When it comes to reports on disruption facing wealth management from big tech firms, it’s a tug of war.
Earlier in April, Cerulli Associates published an analysis that compliance concerns and investor preference would ward off Amazon and other big tech firms from entering wealth management.
But last September, a Capgemini report reached the opposite conclusion: It’s inevitable they will enter the space and grab high-net-worth clients, of whom 56.2% in a survey expressed interest in working with Google, Amazon, Apple, or Facebook.
With industry opinion split, observers suggest wealth management incumbents should examine how the grocery business and other industries are being upended by Amazon and its tech brethren and draw lessons from those experiences to make their practice more resilient and prepared for any revolution in wealth management.
“My take is that companies like the FAANGs (Facebook, Amazon, Apple, Netflix, and Google) will look at the wealth management opportunity differently too,” says Steve Dunn, innovation lead for F2 Strategy and founder of Itero Labs, a corporate innovation and digital advisory firm. “I think the pundits and wealth managers don’t see it through the eyes of the FAANGs.”
Dunn says wealth managers should look at the grocery business as an analogous case study. When Amazon bought Whole Foods last year, some business pundits looked at the acquisition poorly, he says.
“But if you look at it through a business model lens, Amazon has AmazonFresh (the company’s own online grocery store). It’s been around for a decade, and it hasn’t quite worked out. Amazon continues to invest in it. The perishable nature of groceries restricts storage time and quality is impacted during transit. The challenges to scale for Amazon were clear,” says Dunn, citing Silicon Valley analyst Ben Thompson’s blog post on the purchase.
Thompson writes that Amazon’s Jeff Bezos saw the grocery business differently and looked at Whole Foods as the customer in the transaction, not a retail operation. Whole Foods would serve as the warehouse or the factory for Amazon and help the tech company scale its grocery business. This would be a similar setup for the manufacturers and third party merchants who use Amazon’s Prime and Fulfilled By Amazon services. As clients of Amazon, they give a cut to Amazon for each transaction.
Cerulli researchers however stood by their report. "I don't think [wealth management] is their most attractive opportunity," says Scott Smith, a director at Cerulli. "I don't think we can rule them out.
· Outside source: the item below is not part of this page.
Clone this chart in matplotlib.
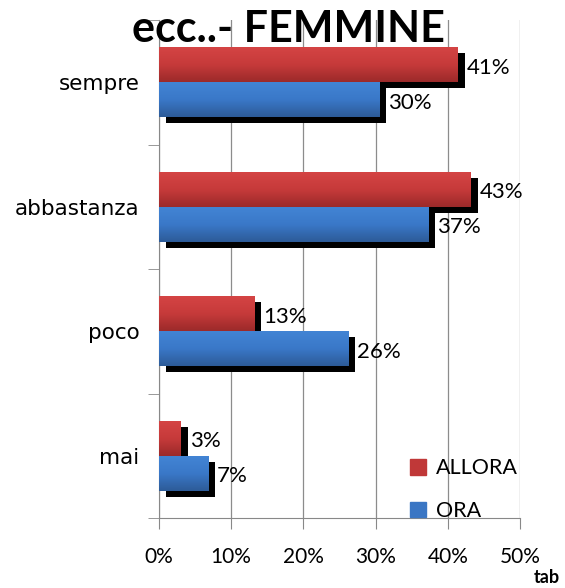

But it doesn't seem the most appealing opportunity for them. There are too many regulations and it is a very splintered market."
That's not to say a tech giant can't get into wealth management elsewhere, Smith adds. "The return on investment for them seems greater if they expand their businesses in new countries and doing the same thing they do and not doing something different in this country. Why would they get into a market where services are already free?"
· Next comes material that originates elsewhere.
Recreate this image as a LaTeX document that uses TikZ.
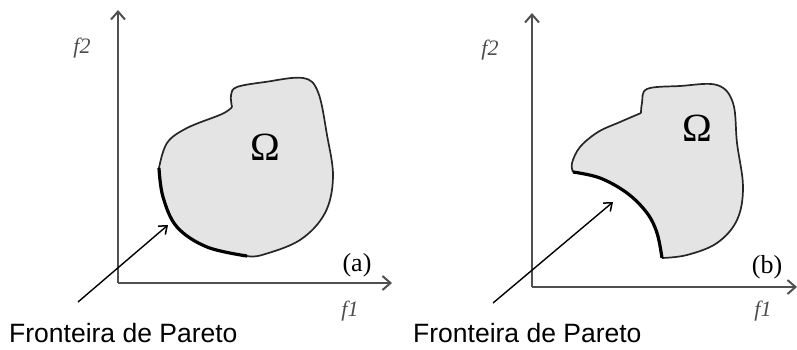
\documentclass[tikz,border=0pt]{standalone}
\usepackage{fontspec}
\setmainfont{Liberation Serif}
\newfontfamily\arialf{Liberation Sans}
\usetikzlibrary{arrows.meta}
\definecolor{axisgray}{HTML}{505050}
\definecolor{regionfill}{HTML}{E4E4E4}
\tikzset{
  axisline/.style={draw=axisgray, line width=2.4pt, -{Straight Barb[length=8pt,width=14pt,line width=2pt]}},
  pointer/.style={draw=black, line width=1.4pt, -{Straight Barb[length=7pt,width=11pt,line width=1.5pt]}},
  thinedge/.style={draw=black!85, line width=1.7pt},
  thickedge/.style={draw=black, line width=3.2pt},
  axislabel/.style={font=\fontsize{22}{22}\selectfont\itshape, text=black!70, inner sep=0pt},
  tag/.style={font=\fontsize{26}{26}\selectfont, inner sep=0pt},
  omega/.style={font=\fontsize{40}{40}\selectfont, inner sep=0pt},
  caption/.style={font=\arialf\fontsize{26.5}{26.5}\selectfont, inner sep=0pt, anchor=west},
}
\begin{document}
\begin{tikzpicture}[x=1pt,y=-1pt]
\useasboundingbox (0,0) rectangle (797,349);
% ---------- panel (a) ----------
\coordinate (oa) at (118,283);
\coordinate (ya) at (118,10);
\coordinate (xa) at (392,283);
\fill[regionfill]
  plot[smooth,tension=0.6] coordinates {(232,107) (231,95) (237,87) (265,82) (303,78) (318,92) (327,135) (333,177) (325,213) (300,240) (262,255) (247,256)}
  -- plot[smooth,tension=0.6] coordinates {(247,256) (207,247) (177,227) (163,197) (159,168)}
  -- plot[smooth,tension=0.6] coordinates {(159,168) (167,143) (187,128) (222,114) (232,107)} -- cycle;
\draw[thinedge] plot[smooth,tension=0.6] coordinates {(232,107) (231,95) (237,87) (265,82) (303,78) (318,92) (327,135) (333,177) (325,213) (300,240) (262,255) (247,256)};
\draw[thinedge] plot[smooth,tension=0.6] coordinates {(159,168) (167,143) (187,128) (222,114) (232,107)};
\draw[thickedge] plot[smooth,tension=0.6] coordinates {(247,256) (207,247) (177,227) (163,197) (159,168)};
\draw[axisline] (oa) -- (ya);
\draw[axisline] (oa) -- (xa);
\node[axislabel] (f2a) at (82,48) {f2};
\node[axislabel] (f1a) at (350,311) {f1};
\node[tag] (taga) at (357,265) {(a)};
\node[omega] (oma) at (265,147) {Ω};
\node[caption] (capa) at (9,333) {Fronteira de Pareto};
\coordinate (pa0) at (78,302);
\coordinate (pa1) at (168,225);
\draw[pointer] (pa0) -- (pa1);
% ---------- panel (b) ----------
\coordinate (ob) at (532,287);
\coordinate (yb) at (532,13);
\coordinate (xb) at (797,287);
\fill[regionfill]
  plot[smooth,tension=0.6] coordinates {(662,258) (687,255) (717,243) (737,220) (743,187) (737,143) (733,103) (717,85) (680,86) (647,89) (642,103) (641,113)}
  -- plot[smooth,tension=0.6] coordinates {(641,113) (620,122) (598,132) (580,147) (572,163) (573,172)}
  -- plot[smooth,tension=0.6] coordinates {(573,172) (600,178) (627,193) (647,213) (657,233) (662,258)} -- cycle;
\draw[thinedge] plot[smooth,tension=0.6] coordinates {(662,258) (687,255) (717,243) (737,220) (743,187) (737,143) (733,103) (717,85) (680,86) (647,89) (642,103) (641,113)};
\draw[thinedge] plot[smooth,tension=0.6] coordinates {(641,113) (620,122) (598,132) (580,147) (572,163) (573,172)};
\draw[thickedge] plot[smooth,tension=0.6] coordinates {(573,172) (600,178) (627,193) (647,213) (657,233) (662,258)};
\draw[axisline] (ob) -- (yb);
\draw[axisline] (ob) -- (xb);
\node[axislabel] (f2b) at (490,50) {f2};
\node[axislabel] (f1b) at (763,311) {f1};
\node[tag] (tagb) at (767,267) {(b)};
\node[omega] (omb) at (697,128) {Ω};
\node[caption] (capb) at (413,333) {Fronteira de Pareto};
\coordinate (pb0) at (493,303);
\coordinate (pb1) at (613,202);
\draw[pointer] (pb0) -- (pb1);
\end{tikzpicture}
\end{document}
Still, other observers see avenues for tech giants even in the U.S. market.
“The 'we-built-it-here' attitude bogs down large global banks and enterprise wealth management firms. It’s simply the way they operate. They have huge IT departments. They are used to having everything in-house,” says April Rudin, founder and CEO of The Rudin Group, a global wealth marketing firm. “But in Silicon Valley, they approach things from a completely different point of view. Big tech firms become more of a distribution channel for products and services rather than thinking they have to originate everything. Amazon is not a manufacturer. They are a distribution platform.”
Rudin surmises that such firms may become the aggregators of wealth management businesses in the future, in much the same way Facebook, Twitter, and Google have co-opted the news business. Amazon or Facebook could conceivably have two types of customers, she says: retail clients who use the tech companies’ robo advisor that is a white label product from a fintech. The other customer could be incumbent wealth managers, who need access to customers.
Morgan Stanley, Fulfilled by Amazon, perhaps?
Rudin points out that Amazon is in discussions with big banks like JPMorgan Chase to offer checking accounts to its customers. Facebook has opened its Messenger platform to financial services’ chatbots. Charles Schwab and Fidelity have been added to Amazon’s Alexa.
“These partnerships make sense,” says Rudin. “These partnerships amplify brands, as well as gain new prospects. It shortens the client acquisition cycle.”
It's a matter of time before Amazon and other big techs enter wealth management, says Vikas Bansal, former principal at CAPCO and strategic advisor for FinTech Connector, a membership-based networking group for fintech entrepreneurs, business leaders and investors.
"Basically, these are broad trends," Bansal says. "They are already moving towards financial services, such as the payments space. It won't happen in the near future.
There are trends pointing towards that happening in the long-term."
But for incumbents who don’t want to be co-opted, Dunn says they need to take a page from tech companies’ playbook by providing superior user experience and allow third party developers through open infrastructure to create useful applications for their institution. Incumbents should also take seriously the work being done in innovation labs within their firm and actually integrate promising products from these labs, he adds.
“Incumbents are well-positioned. Existing wealth managers are well-positioned to fend off FAANGs,” says Dunn. “Incumbents still have a chance. They just have to think and act like the FAANGs."